**Given data**
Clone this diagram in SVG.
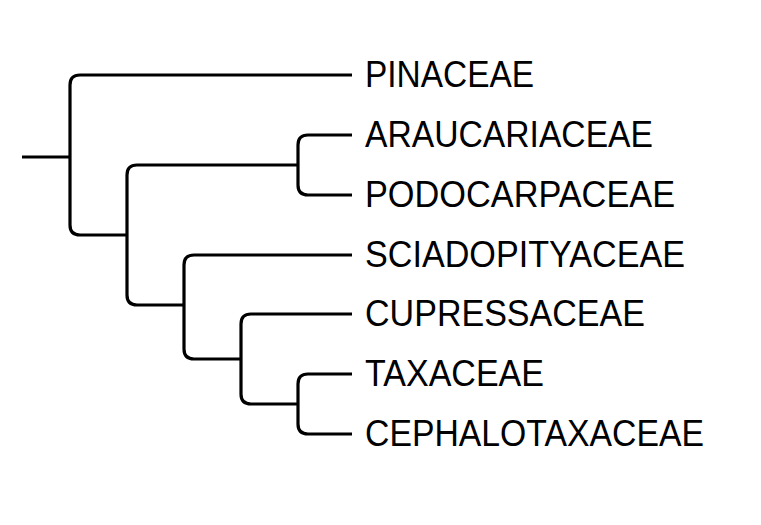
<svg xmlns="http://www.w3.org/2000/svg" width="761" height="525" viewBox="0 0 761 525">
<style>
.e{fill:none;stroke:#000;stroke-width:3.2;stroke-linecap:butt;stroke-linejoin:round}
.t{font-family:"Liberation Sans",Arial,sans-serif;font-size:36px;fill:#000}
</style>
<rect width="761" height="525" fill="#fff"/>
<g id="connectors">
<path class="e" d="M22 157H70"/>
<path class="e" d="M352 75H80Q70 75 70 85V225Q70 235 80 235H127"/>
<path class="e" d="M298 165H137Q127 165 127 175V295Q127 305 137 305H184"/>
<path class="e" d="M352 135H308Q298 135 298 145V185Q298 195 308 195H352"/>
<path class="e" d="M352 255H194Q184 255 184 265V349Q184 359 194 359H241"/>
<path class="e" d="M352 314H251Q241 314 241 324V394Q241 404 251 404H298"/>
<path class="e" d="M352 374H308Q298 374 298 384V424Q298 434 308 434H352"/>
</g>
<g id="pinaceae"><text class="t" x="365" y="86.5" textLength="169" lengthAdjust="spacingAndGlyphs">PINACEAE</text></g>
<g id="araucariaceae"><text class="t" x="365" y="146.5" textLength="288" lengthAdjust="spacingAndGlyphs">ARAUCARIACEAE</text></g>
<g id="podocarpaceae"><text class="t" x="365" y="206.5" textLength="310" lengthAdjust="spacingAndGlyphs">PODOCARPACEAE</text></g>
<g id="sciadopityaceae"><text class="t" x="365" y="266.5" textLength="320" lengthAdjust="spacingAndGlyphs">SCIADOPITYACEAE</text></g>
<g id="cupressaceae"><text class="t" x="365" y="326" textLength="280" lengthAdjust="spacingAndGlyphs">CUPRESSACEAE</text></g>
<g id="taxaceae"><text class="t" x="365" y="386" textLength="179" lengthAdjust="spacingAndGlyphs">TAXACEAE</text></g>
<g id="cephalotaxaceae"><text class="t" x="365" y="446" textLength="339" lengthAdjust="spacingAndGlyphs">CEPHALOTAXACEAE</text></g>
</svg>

**Task details**
Return each line from the material above exactly, but not the pictures.

**Answer to this task**
Clone this diagram in SVG.
<svg xmlns="http://www.w3.org/2000/svg" width="761" height="525" viewBox="0 0 761 525">
<style>
.e{fill:none;stroke:#000;stroke-width:3.2;stroke-linecap:butt;stroke-linejoin:round}
.t{font-family:"Liberation Sans",Arial,sans-serif;font-size:36px;fill:#000}
</style>
<rect width="761" height="525" fill="#fff"/>
<g id="connectors">
<path class="e" d="M22 157H70"/>
<path class="e" d="M352 75H80Q70 75 70 85V225Q70 235 80 235H127"/>
<path class="e" d="M298 165H137Q127 165 127 175V295Q127 305 137 305H184"/>
<path class="e" d="M352 135H308Q298 135 298 145V185Q298 195 308 195H352"/>
<path class="e" d="M352 255H194Q184 255 184 265V349Q184 359 194 359H241"/>
<path class="e" d="M352 314H251Q241 314 241 324V394Q241 404 251 404H298"/>
<path class="e" d="M352 374H308Q298 374 298 384V424Q298 434 308 434H352"/>
</g>
<g id="pinaceae"><text class="t" x="365" y="86.5" textLength="169" lengthAdjust="spacingAndGlyphs">PINACEAE</text></g>
<g id="araucariaceae"><text class="t" x="365" y="146.5" textLength="288" lengthAdjust="spacingAndGlyphs">ARAUCARIACEAE</text></g>
<g id="podocarpaceae"><text class="t" x="365" y="206.5" textLength="310" lengthAdjust="spacingAndGlyphs">PODOCARPACEAE</text></g>
<g id="sciadopityaceae"><text class="t" x="365" y="266.5" textLength="320" lengthAdjust="spacingAndGlyphs">SCIADOPITYACEAE</text></g>
<g id="cupressaceae"><text class="t" x="365" y="326" textLength="280" lengthAdjust="spacingAndGlyphs">CUPRESSACEAE</text></g>
<g id="taxaceae"><text class="t" x="365" y="386" textLength="179" lengthAdjust="spacingAndGlyphs">TAXACEAE</text></g>
<g id="cephalotaxaceae"><text class="t" x="365" y="446" textLength="339" lengthAdjust="spacingAndGlyphs">CEPHALOTAXACEAE</text></g>
</svg>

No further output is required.